What to do – Starting at the first line of the data, print each line verbatim up to and including the line bearing "from bokeh.core.properties import value", omitting pictures.

Materials provided –
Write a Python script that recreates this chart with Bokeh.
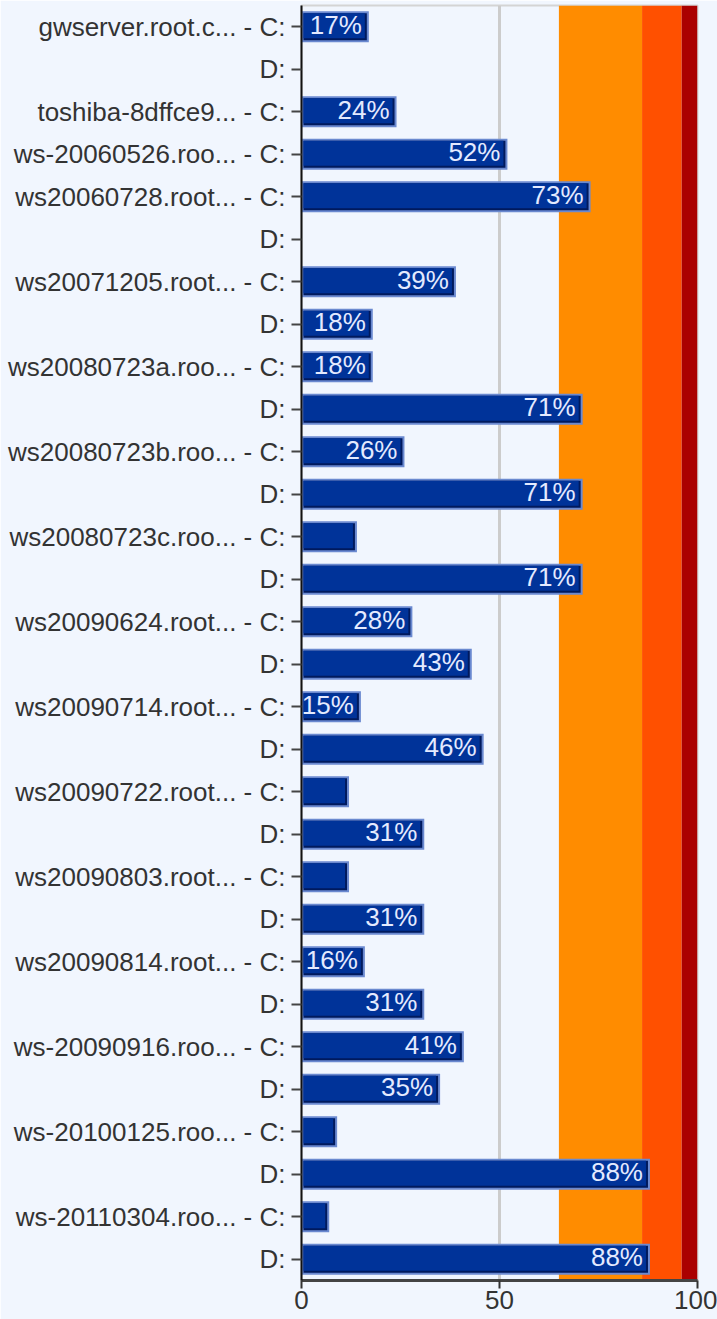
from bokeh.plotting import figure
from bokeh.models import Range1d, FixedTicker, BoxAnnotation, ColumnDataSource
from bokeh.embed import file_html
from bokeh.resources import INLINE
from bokeh.core.properties import value

# ---- data ----
row_labels = [
    "gwserver.root.c... - C:", "D:",
    "toshiba-8dffce9... - C:",
    "ws-20060526.roo... - C:",
    "ws20060728.root... - C:", "D:",
    "ws20071205.root... - C:", "D:",
    "ws20080723a.roo... - C:", "D:",
    "ws20080723b.roo... - C:", "D:",
    "ws20080723c.roo... - C:", "D:",
    "ws20090624.root... - C:", "D:",
    "ws20090714.root... - C:", "D:",
    "ws20090722.root... - C:", "D:",
    "ws20090803.root... - C:", "D:",
    "ws20090814.root... - C:", "D:",
    "ws-20090916.roo... - C:", "D:",
    "ws-20100125.roo... - C:", "D:",
    "ws-20110304.roo... - C:", "D:",
]
usage = [17, 0, 24, 52, 73, 0, 39, 18, 18, 71, 26, 71, 14, 71, 28, 43,
         15, 46, 12, 31, 12, 31, 16, 31, 41, 35, 9, 88, 7, 88]
zone_edges = [65, 86, 96, 100]
zone_colors = ["#FF8C00", "#FF5000", "#AA0000"]
x_ticks = [0, 50, 100]
label_min = 15

FONT = "Liberation Sans"
BG = "#F1F6FE"

n = len(row_labels)
p = figure(width=717, height=1319, output_backend="svg", toolbar_location=None,
           x_range=Range1d(0, 100), y_range=Range1d(n - 0.5, -0.5),
           min_border_left=301, min_border_right=20, min_border_top=5,
           min_border_bottom=39)
p.background_fill_color = BG
p.border_fill_color = BG
p.outline_line_color = "#d4d4d4"
p.outline_line_width = 2

for lo, hi, c in zip(zone_edges[:-1], zone_edges[1:], zone_colors):
    p.add_layout(BoxAnnotation(left=lo, right=hi, fill_color=c, fill_alpha=1.0,
                               line_alpha=0, level="underlay"))

p.xgrid.ticker = FixedTicker(ticks=[50])
p.xgrid.grid_line_color = "#cccccc"
p.xgrid.grid_line_width = 3
p.ygrid.grid_line_color = None

# bars (only nonzero)
ys, vs, labs = [], [], []
for i, v in enumerate(usage):
    if v > 0:
        ys.append(i)
        vs.append(v)
        labs.append(f"{round(v)}%" if v >= label_min else "")

xpx = 100 / 396.0
ypx = 30 / 1275.0
src = ColumnDataSource(dict(
    y=ys, right=vs, text=labs,
    dark_right=[v - 2 * xpx for v in vs],
    fill_right=[v - 4 * xpx for v in vs],
    fill_y=[y - 1 * ypx for y in ys],
))
p.hbar(y="y", left=0, right="right", height=31 * ypx, source=src,
       fill_color="#6a89d0", line_color=None)
p.hbar(y="y", left=2 * xpx, right="dark_right", height=27 * ypx, source=src,
       fill_color="#001a5e", line_color=None)
p.hbar(y="fill_y", left=2 * xpx, right="fill_right", height=25 * ypx, source=src,
       fill_color="#003399", line_color=None)
p.text(x="right", y="y", text="text", source=src, text_align="right",
       text_baseline="middle", x_offset=-7, y_offset=-2,
       text_color="#e4eaff", text_font=value(FONT), text_font_size="26px")

# y axis
p.yaxis.ticker = FixedTicker(ticks=list(range(n)))
p.yaxis.major_label_overrides = {i: lab for i, lab in enumerate(row_labels)}
p.yaxis.major_label_text_font = FONT
p.yaxis.major_label_text_font_size = "26px"
p.yaxis.major_label_text_color = "#333333"
p.yaxis.major_tick_out = 10
p.yaxis.major_tick_in = 0
p.yaxis.major_tick_line_width = 2
p.yaxis.major_tick_line_color = "#444444"
p.yaxis.minor_tick_line_color = None
p.yaxis.axis_line_color = "#111111"
p.yaxis.axis_line_width = 2
p.yaxis.major_label_standoff = 6

# x axis
p.xaxis.ticker = FixedTicker(ticks=x_ticks)
p.xaxis.major_label_text_font = FONT
p.xaxis.major_label_text_font_size = "26px"
p.xaxis.major_label_text_color = "#333333"
p.xaxis.major_tick_out = 8
p.xaxis.major_tick_in = 0
p.xaxis.major_tick_line_width = 2
p.xaxis.major_tick_line_color = "#333333"
p.xaxis.minor_tick_line_color = None
p.xaxis.axis_line_color = "#444444"
p.xaxis.axis_line_width = 3
p.xaxis.major_label_standoff = 2

open("out.html", "w").write(file_html(p, INLINE))
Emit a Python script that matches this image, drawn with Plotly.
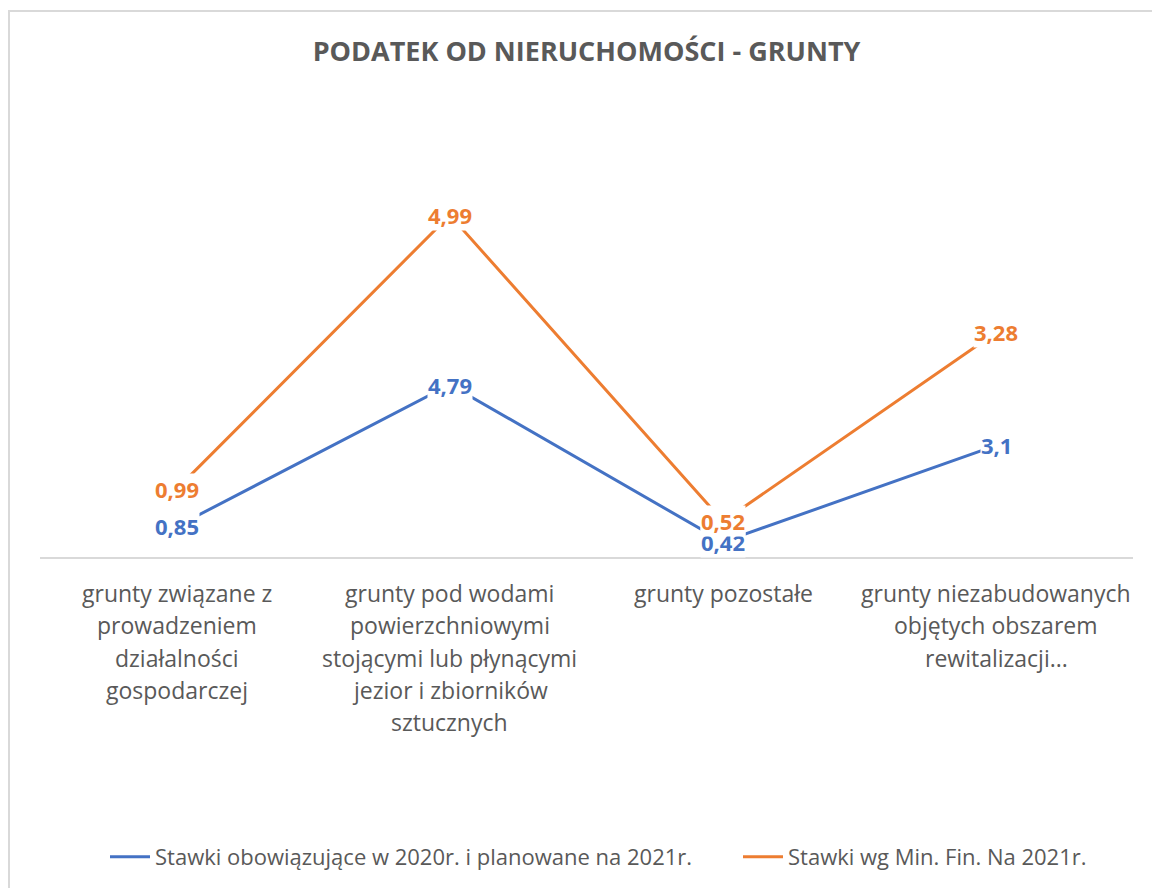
import plotly.graph_objects as go

# ---- data ----
categories = [
    "grunty związane z<br>prowadzeniem<br>działalności<br>gospodarczej",
    "grunty pod wodami<br>powierzchniowymi<br>stojącymi lub płynącymi<br>jezior i zbiorników<br>sztucznych",
    "grunty pozostałe",
    "grunty niezabudowanych<br>objętych obszarem<br>rewitalizacji...",
]
series_names = [
    "Stawki obowiązujące w 2020r. i planowane na 2021r.",
    "Stawki wg Min. Fin. Na 2021r.",
]
values_2020 = [0.85, 4.79, 0.42, 3.1]
values_minfin = [0.99, 4.99, 0.52, 3.28]
title_text = "PODATEK OD NIERUCHOMOŚCI - GRUNTY"

BLUE = "#4472C4"
ORANGE = "#ED7D31"
GRAY = "#595959"
FONT = "Open Sans"

# page body has an 8px margin -> compensate
OFF = 8
L, PW = 40 - OFF, 1093
TOP, BOT = 100 - OFF, 557 - OFF
PH = BOT - TOP

x_idx = list(range(len(categories)))

fig = go.Figure()
fig.add_trace(go.Scatter(
    x=x_idx, y=values_2020, mode="lines", name=series_names[0],
    line=dict(color=BLUE, width=3), yaxis="y", hoverinfo="skip",
    legend="legend"))
fig.add_trace(go.Scatter(
    x=x_idx, y=values_minfin, mode="lines", name=series_names[1],
    line=dict(color=ORANGE, width=3), yaxis="y2", hoverinfo="skip",
    legend="legend2"))

annotations = []
# data labels (centered on points, white box hides the line beneath)
for xi, v in zip(x_idx, values_2020):
    annotations.append(dict(
        x=xi, y=v, xref="x", yref="y", text=str(v).replace(".", ","),
        showarrow=False, bgcolor="white", borderpad=0,
        font=dict(family=FONT, size=22, color=BLUE, weight="bold")))
for xi, v in zip(x_idx, values_minfin):
    annotations.append(dict(
        x=xi, y=v, xref="x", yref="y2", text=str(v).replace(".", ","),
        showarrow=False, bgcolor="white", borderpad=0,
        font=dict(family=FONT, size=22, color=ORANGE, weight="bold")))

# category labels (one annotation per line for Excel-like line spacing)
for xi, cat in zip(x_idx, categories):
    for li, line in enumerate(cat.split("<br>")):
        annotations.append(dict(
            x=xi, y=0, xref="x", yref="paper", text=line,
            showarrow=False, yanchor="middle", yshift=-36 - 32.3 * li,
            font=dict(family=FONT, size=23, color=GRAY)))

legend_y = (BOT - (857 - OFF)) / PH
legend_common = dict(orientation="h", xref="paper", yanchor="middle",
                     y=legend_y, xanchor="left",
                     font=dict(family=FONT, size=22, color=GRAY),
                     itemwidth=40, bgcolor="rgba(0,0,0,0)")

fig.update_layout(
    width=1160, height=888,
    margin=dict(l=L, r=1160 - L - PW, t=TOP, b=888 - BOT),
    paper_bgcolor="white", plot_bgcolor="white",
    title=dict(text=title_text, x=0.5, xref="paper", xanchor="center",
               y=1 - (52 - OFF) / 888, yref="container", yanchor="middle",
               font=dict(family=FONT, size=27, color=GRAY, weight="bold")),
    xaxis=dict(range=[-0.5, len(categories) - 0.5], showticklabels=False,
               showgrid=False, zeroline=False, showline=True,
               linecolor="#d9d9d9", linewidth=2, ticks=""),
    yaxis=dict(range=[0, 12.7], visible=False, showgrid=False, zeroline=False),
    yaxis2=dict(range=[0, 6.67], visible=False, showgrid=False, zeroline=False,
                overlaying="y"),
    showlegend=True,
    legend=dict(legend_common, x=(105 - OFF - L) / PW),
    legend2=dict(legend_common, x=(738 - OFF - L) / PW),
    annotations=annotations,
    shapes=[dict(type="rect", xref="paper", yref="paper",
                 x0=(9 - OFF - L) / PW, x1=1.2, y0=-1.0,
                 y1=(BOT - (11 - OFF)) / PH,
                 line=dict(color="#d9d9d9", width=2), layer="below")],
)

fig.write_html("out.html")
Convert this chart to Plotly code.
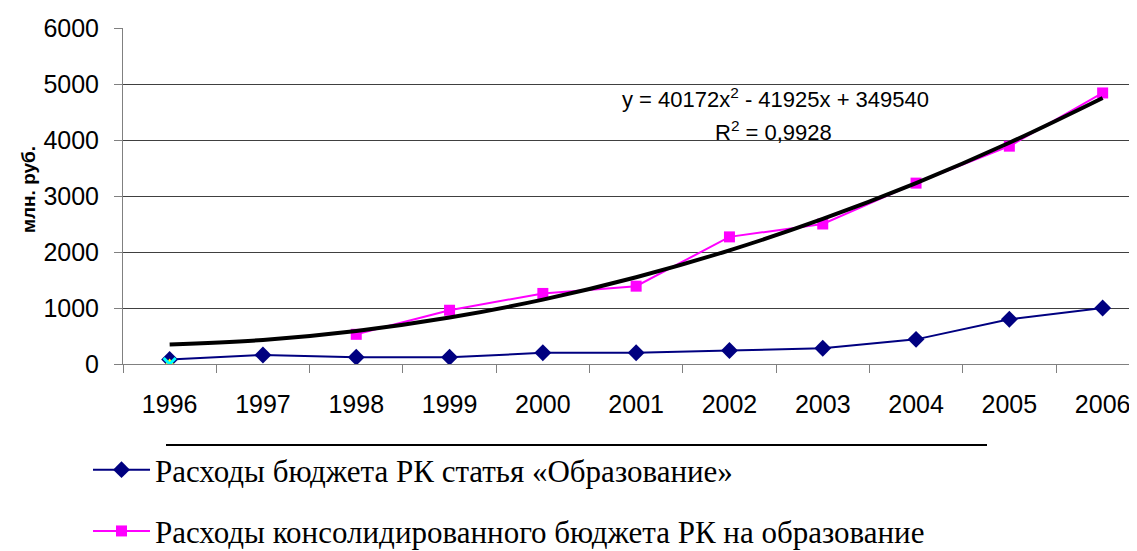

Completed exercise –
Write a Python script that recreates this chart with Bokeh.
from bokeh.plotting import figure
from bokeh.models import Range1d, FixedTicker, BoxAnnotation, ColumnDataSource
from bokeh.embed import file_html
from bokeh.resources import INLINE
from bokeh.core.properties import value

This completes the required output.